The Centers for Disease Control and Prevention does not recommend the use of insecticide sprays or fumigants on clothing, bedding or furnishings because the scabiei mite does not survive for more than two or three days away from the skin. It is important to wash towels, linens and all clothing used within three days prior to treatment but no extra washing, high-water temperatures or toxic chemicals are required because the mites do not survive normal washing procedures. It is not necessary to wash clean clothes or fumigate furnishings. The scabiei mite is only contagious prior to treatment, notes The American Osteopathic College of Dermatology.
Appearance and Discomfort of Nodules
Nodules on the penis, vagina, breast, armpits and skin folds from the scabies infestation may continue for several months. Steroidal creams or injections in and around the nodules are known to relieve discomfort. To prevent additional side effects, The Unit of Knowledge website notes that this treatment should only be performed by the treating physician, for both initial treatment and symptoms. Over-the-counter medications do not completely eradicate the infestations like prescription-grade treatments.
Scabies Treatments for Significant Others
Infected individuals should notify their family after receiving treatment. It is important to notify any household member or significant others who may have had sexual or skin-to-skin contact with an infected person. Individuals who have had prolonged skin-to-skin contact should be examined and treated by a doctor to avoid reinfestation, notes the CDC. When a person becomes infested again, the infection can spread rapidly. The treatment is 95 percent effective with the first administration; however, if those around the patient are infected, infestation can reoccur.

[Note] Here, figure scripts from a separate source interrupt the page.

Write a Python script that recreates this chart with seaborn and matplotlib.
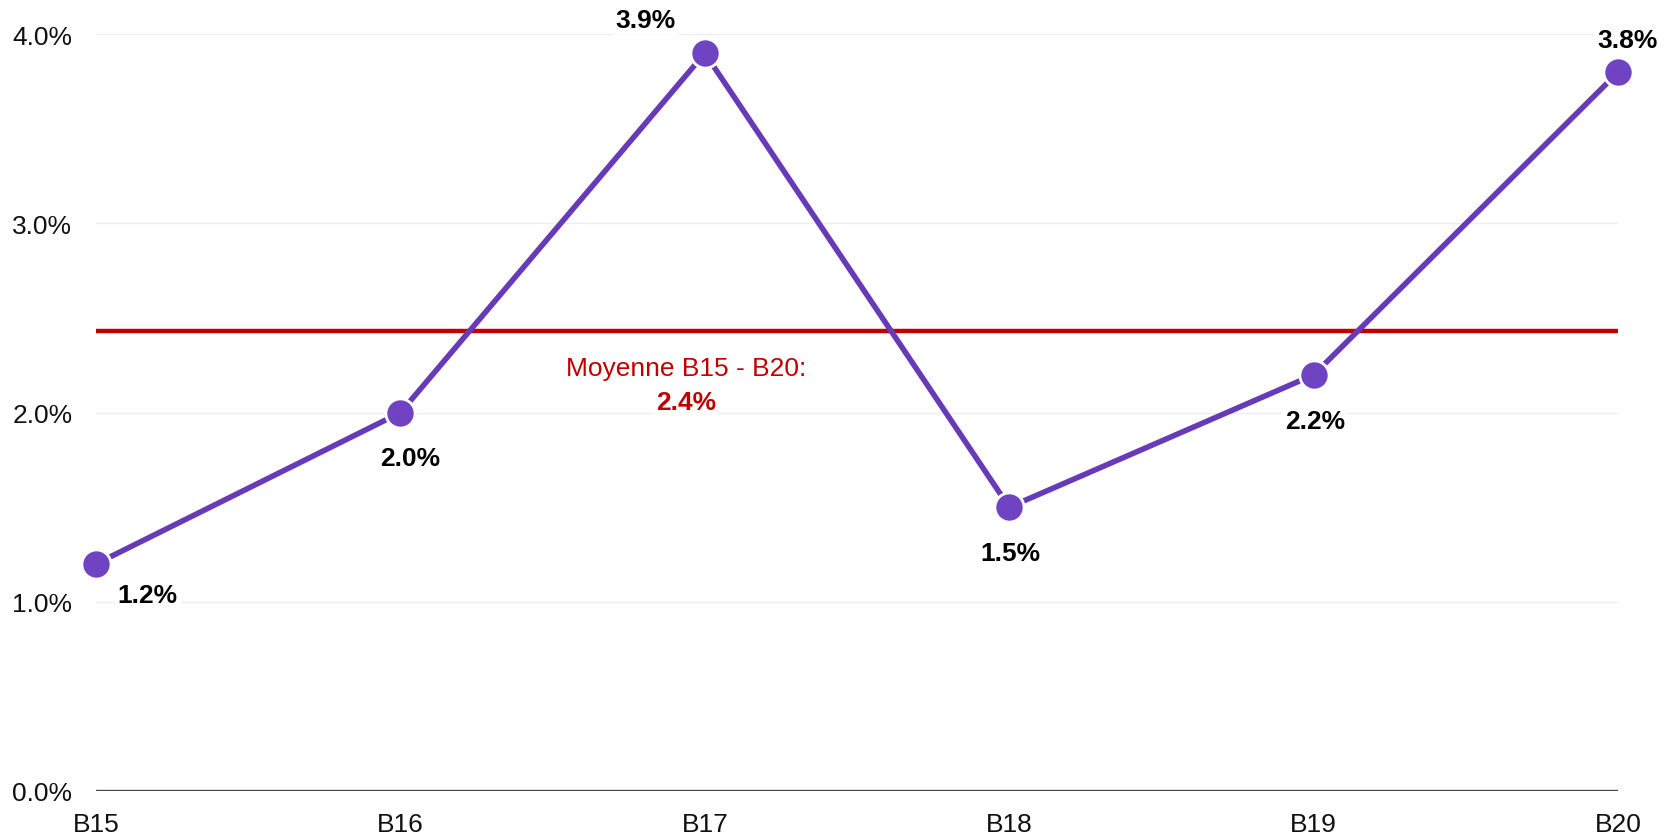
import pandas as pd
import seaborn as sns
import matplotlib.pyplot as plt

periods = ["B15", "B16", "B17", "B18", "B19", "B20"]
rates = [1.2, 2.0, 3.9, 1.5, 2.2, 3.8]
y_ticks = [0.0, 1.0, 2.0, 3.0, 4.0]
# label offsets in pixels (dx, dy)
label_offsets = [(52, -31), (10, -45), (-59, 33), (1, -46), (1, -46), (9, 32)]

LINE_COLOR = "#673AB7"
MARKER_COLOR = "#7043C3"
AVG_COLOR = "#C00000"

df = pd.DataFrame({"period": periods, "rate": rates, "x": range(len(periods))})
avg = sum(rates) / len(rates)

sns.set_theme(style="white")
plt.rcParams["font.family"] = ["Liberation Sans", "DejaVu Sans"]

fig = plt.figure(figsize=(16.71, 8.37), dpi=100)
ax = fig.add_axes([0.0574, 0.0538, 0.911, 0.904])

for t in y_ticks[1:]:
    ax.axhline(t, color="#EEEEEE", lw=1, zorder=0)
ax.axhline(0, color="#444444", lw=2.4, zorder=1)

ax.axhline(avg, color=AVG_COLOR, lw=3.2, zorder=2)

sns.lineplot(data=df, x="x", y="rate", ax=ax, color=LINE_COLOR, lw=4,
             marker="o", markersize=21, markerfacecolor=MARKER_COLOR,
             markeredgecolor="white", markeredgewidth=2, zorder=3, clip_on=False)

for i, (v, (dx, dy)) in enumerate(zip(rates, label_offsets)):
    ax.annotate(f"{v:.1f}%", (i, v), xytext=(dx, dy), textcoords="offset pixels",
                ha="center", va="center", fontsize=19, fontweight="bold", color="black",
                bbox=dict(boxstyle="square,pad=0.1", fc="white", ec="none"), zorder=4)

ax.annotate("Moyenne B15 - B20:", (1.94, avg), xytext=(0, -37), textcoords="offset pixels",
            ha="center", va="center", fontsize=19, color=AVG_COLOR, zorder=4)
ax.annotate(f"{avg:.1f}%", (1.94, avg), xytext=(0, -71), textcoords="offset pixels",
            ha="center", va="center", fontsize=19, fontweight="bold", color=AVG_COLOR,
            bbox=dict(boxstyle="square,pad=0.1", fc="white", ec="none"), zorder=4)

ax.set_xlim(0, len(periods) - 1)
ax.set_ylim(0, 4)
ax.set_xticks(range(len(periods)))
ax.set_xticklabels(periods)
ax.set_yticks(y_ticks)
ax.set_yticklabels([f"{t:.1f}%" for t in y_ticks])
ax.tick_params(axis="both", length=0, labelsize=19, colors="#111111")
ax.tick_params(axis="y", pad=17)
ax.tick_params(axis="x", pad=15)
ax.set_xlabel("")
ax.set_ylabel("")
sns.despine(ax=ax, left=True, bottom=True)

fig.savefig("out.png", dpi=100)
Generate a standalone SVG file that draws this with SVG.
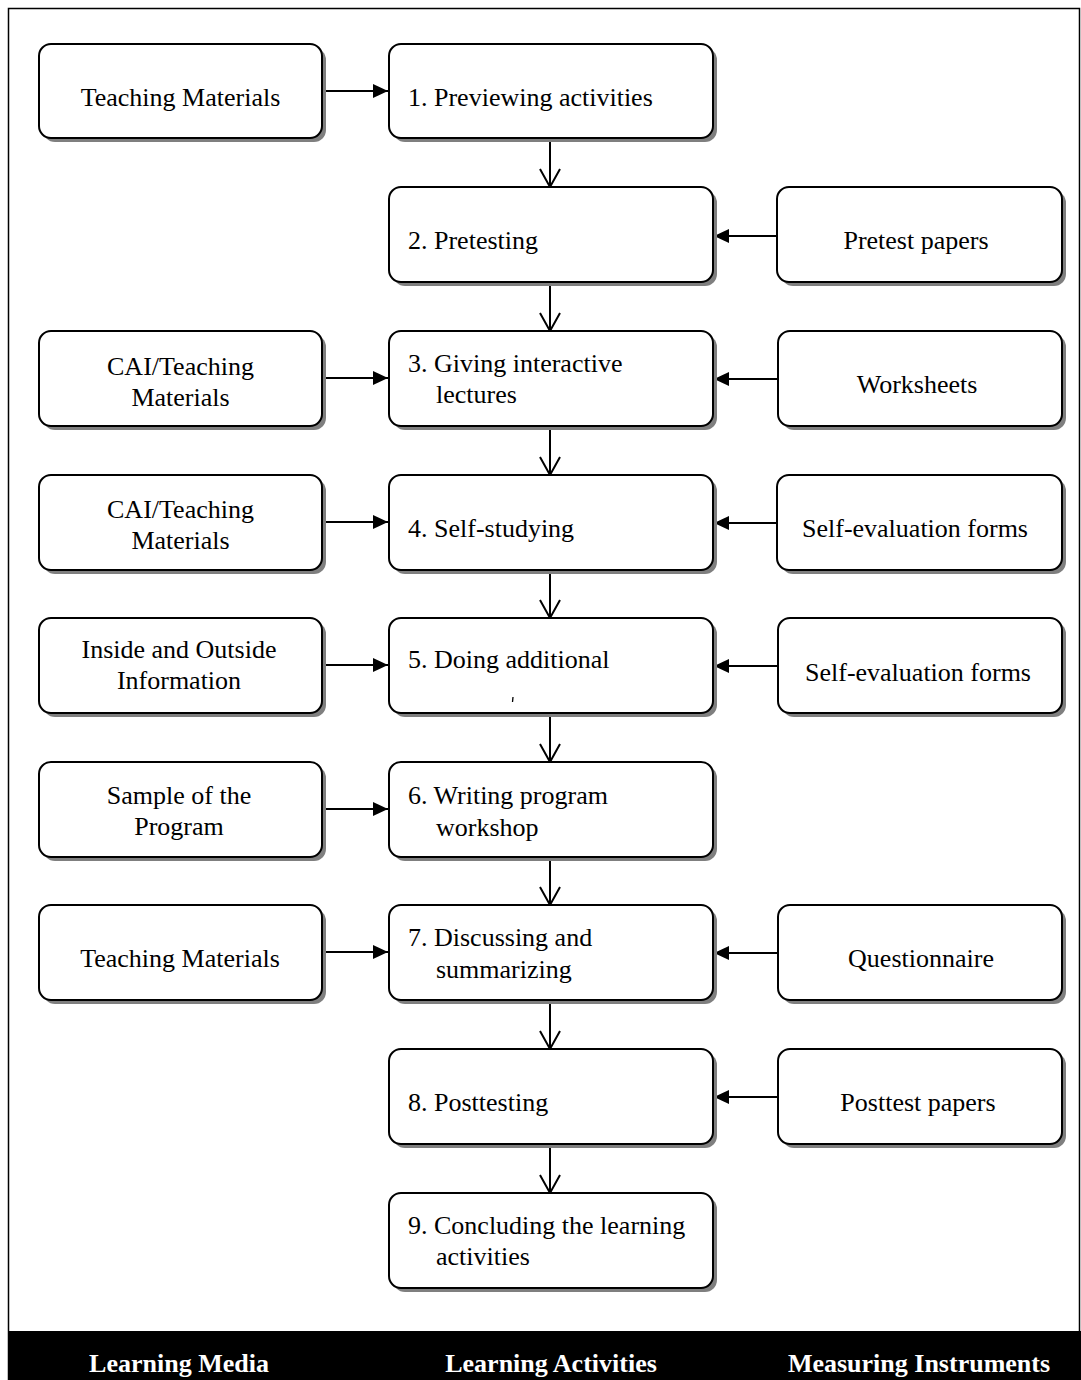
<svg xmlns="http://www.w3.org/2000/svg" width="1081" height="1380" viewBox="0 0 1081 1380">
<style>
.box{fill:#fff;stroke:#000;stroke-width:2}
.sh{fill:#7f7f7f}
.t{font-family:"Liberation Serif","Times New Roman",serif;font-size:26px;fill:#000}
.c{text-anchor:middle}
.ln{stroke:#000;stroke-width:2;fill:none}
.ft{font-family:"Liberation Serif","Times New Roman",serif;font-size:26px;font-weight:bold;fill:#fff;text-anchor:middle}
</style>
<defs>
<marker id="fa" markerWidth="16" markerHeight="16" refX="15" refY="8" orient="auto" markerUnits="userSpaceOnUse">
<path d="M0,1 L15,8 L0,15 Z" fill="#000"/>
</marker>
<marker id="oa" markerWidth="24" markerHeight="22" refX="20" refY="11" orient="auto" markerUnits="userSpaceOnUse">
<path d="M2,1 L20,11 L2,21" fill="none" stroke="#000" stroke-width="2"/>
</marker>
</defs>
<rect x="0" y="0" width="1081" height="1380" fill="#fff"/>
<path d="M8.5,1380 V8.5 H1079.5 V1331" fill="none" stroke="#000" stroke-width="1.5"/>
<rect x="8" y="1331" width="1073" height="49" fill="#000"/>

<g id="connectors">
<line class="ln" x1="322" y1="91" x2="388" y2="91" marker-end="url(#fa)"/>
<line class="ln" x1="322" y1="378" x2="388" y2="378" marker-end="url(#fa)"/>
<line class="ln" x1="322" y1="522" x2="388" y2="522" marker-end="url(#fa)"/>
<line class="ln" x1="322" y1="665" x2="388" y2="665" marker-end="url(#fa)"/>
<line class="ln" x1="322" y1="809" x2="388" y2="809" marker-end="url(#fa)"/>
<line class="ln" x1="322" y1="952" x2="388" y2="952" marker-end="url(#fa)"/>
<line class="ln" x1="777" y1="236" x2="714" y2="236" marker-end="url(#fa)"/>
<line class="ln" x1="777" y1="379" x2="714" y2="379" marker-end="url(#fa)"/>
<line class="ln" x1="777" y1="523" x2="714" y2="523" marker-end="url(#fa)"/>
<line class="ln" x1="777" y1="666" x2="714" y2="666" marker-end="url(#fa)"/>
<line class="ln" x1="777" y1="953" x2="714" y2="953" marker-end="url(#fa)"/>
<line class="ln" x1="777" y1="1097" x2="714" y2="1097" marker-end="url(#fa)"/>
<line class="ln" x1="550" y1="138" x2="550" y2="187" marker-end="url(#oa)"/>
<line class="ln" x1="550" y1="282" x2="550" y2="331" marker-end="url(#oa)"/>
<line class="ln" x1="550" y1="426" x2="550" y2="475" marker-end="url(#oa)"/>
<line class="ln" x1="550" y1="570" x2="550" y2="618" marker-end="url(#oa)"/>
<line class="ln" x1="550" y1="713" x2="550" y2="762" marker-end="url(#oa)"/>
<line class="ln" x1="550" y1="857" x2="550" y2="905" marker-end="url(#oa)"/>
<line class="ln" x1="550" y1="1000" x2="550" y2="1049" marker-end="url(#oa)"/>
<line class="ln" x1="550" y1="1144" x2="550" y2="1193" marker-end="url(#oa)"/>
</g>

<!-- Left column: Learning Media -->
<g id="m1"><rect class="sh" x="43" y="48" width="283" height="94" rx="12"/><rect class="box" x="39" y="44" width="283" height="94" rx="12"/><text class="t c" x="180.5" y="106">Teaching Materials</text></g>
<g id="m3"><rect class="sh" x="43" y="335" width="283" height="95" rx="12"/><rect class="box" x="39" y="331" width="283" height="95" rx="12"/><text class="t c" x="180.5" y="375">CAI/Teaching</text><text class="t c" x="180.5" y="406">Materials</text></g>
<g id="m4"><rect class="sh" x="43" y="479" width="283" height="95" rx="12"/><rect class="box" x="39" y="475" width="283" height="95" rx="12"/><text class="t c" x="180.5" y="518">CAI/Teaching</text><text class="t c" x="180.5" y="549">Materials</text></g>
<g id="m5"><rect class="sh" x="43" y="622" width="283" height="95" rx="12"/><rect class="box" x="39" y="618" width="283" height="95" rx="12"/><text class="t c" x="179" y="658">Inside and Outside</text><text class="t c" x="179" y="689">Information</text></g>
<g id="m6"><rect class="sh" x="43" y="766" width="283" height="95" rx="12"/><rect class="box" x="39" y="762" width="283" height="95" rx="12"/><text class="t c" x="179" y="804">Sample of the</text><text class="t c" x="179" y="835">Program</text></g>
<g id="m7"><rect class="sh" x="43" y="909" width="283" height="95" rx="12"/><rect class="box" x="39" y="905" width="283" height="95" rx="12"/><text class="t c" x="180" y="967">Teaching Materials</text></g>

<!-- Middle column: Learning Activities -->
<g id="a1"><rect class="sh" x="393" y="48" width="324" height="94" rx="12"/><rect class="box" x="389" y="44" width="324" height="94" rx="12"/><text class="t" x="408" y="106">1. Previewing activities</text></g>
<g id="a2"><rect class="sh" x="393" y="191" width="324" height="95" rx="12"/><rect class="box" x="389" y="187" width="324" height="95" rx="12"/><text class="t" x="408" y="249">2. Pretesting</text></g>
<g id="a3"><rect class="sh" x="393" y="335" width="324" height="95" rx="12"/><rect class="box" x="389" y="331" width="324" height="95" rx="12"/><text class="t" x="408" y="372">3. Giving interactive</text><text class="t" x="436" y="403">lectures</text></g>
<g id="a4"><rect class="sh" x="393" y="479" width="324" height="95" rx="12"/><rect class="box" x="389" y="475" width="324" height="95" rx="12"/><text class="t" x="408" y="537">4. Self-studying</text></g>
<g id="a5"><rect class="sh" x="393" y="622" width="324" height="95" rx="12"/><rect class="box" x="389" y="618" width="324" height="95" rx="12"/><text class="t" x="408" y="668">5. Doing additional</text><line x1="513" y1="697" x2="512.5" y2="702" stroke="#000" stroke-width="1.3"/></g>
<g id="a6"><rect class="sh" x="393" y="766" width="324" height="95" rx="12"/><rect class="box" x="389" y="762" width="324" height="95" rx="12"/><text class="t" x="408" y="804">6. Writing program</text><text class="t" x="436" y="836">workshop</text></g>
<g id="a7"><rect class="sh" x="393" y="909" width="324" height="95" rx="12"/><rect class="box" x="389" y="905" width="324" height="95" rx="12"/><text class="t" x="408" y="946">7. Discussing and</text><text class="t" x="436" y="978">summarizing</text></g>
<g id="a8"><rect class="sh" x="393" y="1053" width="324" height="95" rx="12"/><rect class="box" x="389" y="1049" width="324" height="95" rx="12"/><text class="t" x="408" y="1111">8. Posttesting</text></g>
<g id="a9"><rect class="sh" x="393" y="1197" width="324" height="95" rx="12"/><rect class="box" x="389" y="1193" width="324" height="95" rx="12"/><text class="t" x="408" y="1234">9. Concluding the learning</text><text class="t" x="436" y="1265">activities</text></g>

<!-- Right column: Measuring Instruments -->
<g id="i2"><rect class="sh" x="781" y="191" width="285" height="95" rx="12"/><rect class="box" x="777" y="187" width="285" height="95" rx="12"/><text class="t c" x="916" y="249">Pretest papers</text></g>
<g id="i3"><rect class="sh" x="782" y="335" width="284" height="95" rx="12"/><rect class="box" x="778" y="331" width="284" height="95" rx="12"/><text class="t c" x="917" y="393">Worksheets</text></g>
<g id="i4"><rect class="sh" x="781" y="479" width="285" height="95" rx="12"/><rect class="box" x="777" y="475" width="285" height="95" rx="12"/><text class="t c" x="915" y="537">Self-evaluation forms</text></g>
<g id="i5"><rect class="sh" x="782" y="622" width="284" height="95" rx="12"/><rect class="box" x="778" y="618" width="284" height="95" rx="12"/><text class="t c" x="918" y="681">Self-evaluation forms</text></g>
<g id="i7"><rect class="sh" x="782" y="909" width="284" height="95" rx="12"/><rect class="box" x="778" y="905" width="284" height="95" rx="12"/><text class="t c" x="921" y="967">Questionnaire</text></g>
<g id="i8"><rect class="sh" x="782" y="1053" width="284" height="95" rx="12"/><rect class="box" x="778" y="1049" width="284" height="95" rx="12"/><text class="t c" x="918" y="1111">Posttest papers</text></g>

<g id="footer">
<text class="ft" x="179" y="1372">Learning Media</text>
<text class="ft" x="551" y="1372">Learning Activities</text>
<text class="ft" x="919" y="1372">Measuring Instruments</text>
</g>
</svg>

The American Osteopathic College of Dermatology advises that older treatments such as lindane, have been found to be too toxic to the body. The organization also indicates that some sulfur ointments and anti-itch, over-the-counter remedies may be used to relieve symptoms of itching and scabbing but are not effective for treating infestations. Physician-prescribed scabicides and antibiotics are required to kill the mites and to heal infection from burrowing mites. The organization notes that newer, more-effective treatments for scabies infestations include oral ivermectin pills. This medication is not widely used for individual cases of scabies but is beneficial for larger outbreaks.